▶ PROVIDED DATA:
↓↓↓

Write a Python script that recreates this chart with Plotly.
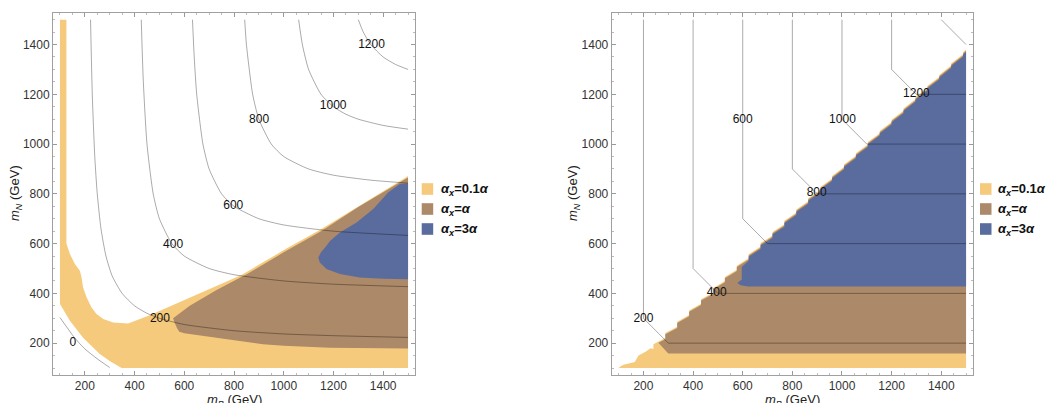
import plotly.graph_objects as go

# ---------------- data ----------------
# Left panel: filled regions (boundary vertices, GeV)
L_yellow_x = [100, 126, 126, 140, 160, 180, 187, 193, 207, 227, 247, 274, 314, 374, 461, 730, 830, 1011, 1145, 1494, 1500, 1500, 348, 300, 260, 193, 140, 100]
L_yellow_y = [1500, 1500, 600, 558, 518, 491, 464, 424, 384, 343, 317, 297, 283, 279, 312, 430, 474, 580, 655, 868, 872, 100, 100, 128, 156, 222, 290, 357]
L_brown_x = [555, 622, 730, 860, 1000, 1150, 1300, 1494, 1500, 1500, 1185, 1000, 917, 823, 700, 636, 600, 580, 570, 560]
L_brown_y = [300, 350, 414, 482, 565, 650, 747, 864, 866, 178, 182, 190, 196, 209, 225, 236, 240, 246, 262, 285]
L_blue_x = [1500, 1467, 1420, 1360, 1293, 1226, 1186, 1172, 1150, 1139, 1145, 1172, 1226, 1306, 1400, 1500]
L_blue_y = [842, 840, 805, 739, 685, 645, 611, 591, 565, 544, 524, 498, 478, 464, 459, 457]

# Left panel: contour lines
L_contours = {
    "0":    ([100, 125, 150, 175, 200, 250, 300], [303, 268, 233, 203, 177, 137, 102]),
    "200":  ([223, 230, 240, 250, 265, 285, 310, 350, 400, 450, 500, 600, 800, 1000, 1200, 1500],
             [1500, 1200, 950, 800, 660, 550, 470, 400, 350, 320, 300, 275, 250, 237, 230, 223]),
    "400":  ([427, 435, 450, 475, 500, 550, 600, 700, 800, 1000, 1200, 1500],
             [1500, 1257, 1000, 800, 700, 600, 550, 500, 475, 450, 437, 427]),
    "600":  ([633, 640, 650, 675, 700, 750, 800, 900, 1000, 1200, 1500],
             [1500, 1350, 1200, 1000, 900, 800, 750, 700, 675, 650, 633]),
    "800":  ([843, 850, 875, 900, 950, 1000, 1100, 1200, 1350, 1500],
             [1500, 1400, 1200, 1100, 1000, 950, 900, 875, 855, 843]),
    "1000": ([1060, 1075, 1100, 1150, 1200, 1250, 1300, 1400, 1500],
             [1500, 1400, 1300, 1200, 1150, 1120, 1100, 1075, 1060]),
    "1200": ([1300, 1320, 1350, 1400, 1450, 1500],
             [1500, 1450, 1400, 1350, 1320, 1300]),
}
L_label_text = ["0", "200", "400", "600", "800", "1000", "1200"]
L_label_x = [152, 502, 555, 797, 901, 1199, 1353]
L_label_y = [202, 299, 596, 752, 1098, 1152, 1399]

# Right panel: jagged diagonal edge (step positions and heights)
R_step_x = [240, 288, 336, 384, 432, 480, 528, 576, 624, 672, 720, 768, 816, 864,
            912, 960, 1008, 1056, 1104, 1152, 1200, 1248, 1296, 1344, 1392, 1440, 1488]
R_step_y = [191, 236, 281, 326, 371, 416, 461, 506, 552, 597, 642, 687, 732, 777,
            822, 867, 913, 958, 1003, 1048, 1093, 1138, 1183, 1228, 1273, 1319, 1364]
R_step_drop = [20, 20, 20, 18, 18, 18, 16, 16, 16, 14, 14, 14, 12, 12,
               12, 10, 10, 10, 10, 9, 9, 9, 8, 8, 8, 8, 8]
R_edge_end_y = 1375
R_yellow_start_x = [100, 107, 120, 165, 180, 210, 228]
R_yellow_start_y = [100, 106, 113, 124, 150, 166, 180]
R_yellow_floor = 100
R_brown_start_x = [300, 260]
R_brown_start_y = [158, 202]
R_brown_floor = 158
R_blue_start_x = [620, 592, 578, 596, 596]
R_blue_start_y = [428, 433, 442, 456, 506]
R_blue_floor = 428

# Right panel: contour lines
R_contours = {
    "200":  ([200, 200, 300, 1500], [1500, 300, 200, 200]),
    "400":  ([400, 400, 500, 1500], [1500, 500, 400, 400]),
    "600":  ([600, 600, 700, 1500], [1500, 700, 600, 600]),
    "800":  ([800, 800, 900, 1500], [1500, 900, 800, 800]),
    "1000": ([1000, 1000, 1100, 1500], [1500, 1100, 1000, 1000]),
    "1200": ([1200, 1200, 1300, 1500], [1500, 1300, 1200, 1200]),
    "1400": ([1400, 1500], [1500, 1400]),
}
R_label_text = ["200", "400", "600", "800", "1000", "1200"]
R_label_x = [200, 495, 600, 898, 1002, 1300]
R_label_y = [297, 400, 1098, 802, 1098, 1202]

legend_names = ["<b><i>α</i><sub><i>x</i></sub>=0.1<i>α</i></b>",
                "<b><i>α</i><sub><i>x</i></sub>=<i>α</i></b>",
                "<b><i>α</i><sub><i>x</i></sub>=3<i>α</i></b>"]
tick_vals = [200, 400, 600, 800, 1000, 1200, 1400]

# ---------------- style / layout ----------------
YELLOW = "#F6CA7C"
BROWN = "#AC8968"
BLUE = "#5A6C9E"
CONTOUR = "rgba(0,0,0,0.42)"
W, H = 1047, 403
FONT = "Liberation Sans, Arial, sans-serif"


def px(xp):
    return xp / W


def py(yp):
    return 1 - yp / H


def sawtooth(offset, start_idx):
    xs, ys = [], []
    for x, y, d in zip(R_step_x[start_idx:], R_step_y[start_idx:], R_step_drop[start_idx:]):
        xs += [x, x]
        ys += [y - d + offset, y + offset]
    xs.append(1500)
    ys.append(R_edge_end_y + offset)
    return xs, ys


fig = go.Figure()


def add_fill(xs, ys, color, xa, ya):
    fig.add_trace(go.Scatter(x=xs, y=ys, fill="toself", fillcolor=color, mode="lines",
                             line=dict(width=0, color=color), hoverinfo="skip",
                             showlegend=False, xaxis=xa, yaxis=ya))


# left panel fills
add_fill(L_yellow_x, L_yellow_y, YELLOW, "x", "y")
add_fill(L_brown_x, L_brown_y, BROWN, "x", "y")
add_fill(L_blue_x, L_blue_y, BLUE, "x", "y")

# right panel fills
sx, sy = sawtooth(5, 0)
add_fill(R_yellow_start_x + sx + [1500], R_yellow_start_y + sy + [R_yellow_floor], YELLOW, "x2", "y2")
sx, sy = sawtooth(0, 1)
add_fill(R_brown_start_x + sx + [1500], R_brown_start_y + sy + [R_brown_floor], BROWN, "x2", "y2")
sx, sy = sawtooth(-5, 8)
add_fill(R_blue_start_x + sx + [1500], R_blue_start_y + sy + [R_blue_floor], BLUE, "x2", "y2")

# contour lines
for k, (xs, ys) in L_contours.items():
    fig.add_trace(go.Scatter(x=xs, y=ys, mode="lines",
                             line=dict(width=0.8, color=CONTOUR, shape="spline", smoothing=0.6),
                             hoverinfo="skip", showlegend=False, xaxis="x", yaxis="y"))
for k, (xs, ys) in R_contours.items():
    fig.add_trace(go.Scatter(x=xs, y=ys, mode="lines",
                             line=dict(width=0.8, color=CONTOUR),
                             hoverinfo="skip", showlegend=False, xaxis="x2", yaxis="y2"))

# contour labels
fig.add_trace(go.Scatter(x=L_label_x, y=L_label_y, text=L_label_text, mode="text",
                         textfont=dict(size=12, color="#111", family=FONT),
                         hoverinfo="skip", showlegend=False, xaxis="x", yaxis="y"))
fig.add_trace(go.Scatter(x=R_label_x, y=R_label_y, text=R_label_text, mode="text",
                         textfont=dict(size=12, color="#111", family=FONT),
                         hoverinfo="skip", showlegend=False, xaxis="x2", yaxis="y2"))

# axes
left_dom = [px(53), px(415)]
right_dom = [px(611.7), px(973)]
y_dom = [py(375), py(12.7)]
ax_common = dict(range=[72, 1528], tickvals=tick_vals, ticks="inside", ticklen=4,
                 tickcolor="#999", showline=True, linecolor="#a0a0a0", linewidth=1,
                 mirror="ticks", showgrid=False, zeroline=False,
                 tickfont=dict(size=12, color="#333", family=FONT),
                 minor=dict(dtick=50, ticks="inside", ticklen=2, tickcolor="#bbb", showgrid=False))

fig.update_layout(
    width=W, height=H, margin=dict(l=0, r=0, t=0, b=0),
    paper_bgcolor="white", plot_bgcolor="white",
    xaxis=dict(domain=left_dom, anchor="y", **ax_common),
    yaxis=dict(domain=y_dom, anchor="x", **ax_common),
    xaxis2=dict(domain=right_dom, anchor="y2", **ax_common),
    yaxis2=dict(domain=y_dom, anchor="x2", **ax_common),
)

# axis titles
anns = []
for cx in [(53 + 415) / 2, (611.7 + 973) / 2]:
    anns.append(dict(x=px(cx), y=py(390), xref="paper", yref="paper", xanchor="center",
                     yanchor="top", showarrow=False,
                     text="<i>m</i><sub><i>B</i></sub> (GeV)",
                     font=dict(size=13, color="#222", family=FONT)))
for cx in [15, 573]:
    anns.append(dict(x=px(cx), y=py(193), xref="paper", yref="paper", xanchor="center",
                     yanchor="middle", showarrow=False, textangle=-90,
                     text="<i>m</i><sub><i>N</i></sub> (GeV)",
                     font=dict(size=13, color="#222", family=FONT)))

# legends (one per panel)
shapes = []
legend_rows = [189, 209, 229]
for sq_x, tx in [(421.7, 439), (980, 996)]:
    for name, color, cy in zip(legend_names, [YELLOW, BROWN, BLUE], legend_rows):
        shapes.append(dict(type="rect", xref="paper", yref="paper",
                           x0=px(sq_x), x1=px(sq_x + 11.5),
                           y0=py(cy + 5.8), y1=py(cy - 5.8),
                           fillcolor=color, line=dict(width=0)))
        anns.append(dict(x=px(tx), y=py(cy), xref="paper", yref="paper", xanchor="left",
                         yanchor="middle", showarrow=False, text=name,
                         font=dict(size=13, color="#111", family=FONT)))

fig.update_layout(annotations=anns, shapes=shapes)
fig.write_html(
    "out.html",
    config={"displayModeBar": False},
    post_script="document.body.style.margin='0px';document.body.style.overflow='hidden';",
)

↑↑↑

▶ WORK TO DO:
Write out each line of the listing above, exactly, from its first line to the line holding "import plotly.graph_objects as go", inclusive. Skip the pictures.

▶ WRITTEN SOLUTION:
Write a Python script that recreates this chart with Plotly.
import plotly.graph_objects as go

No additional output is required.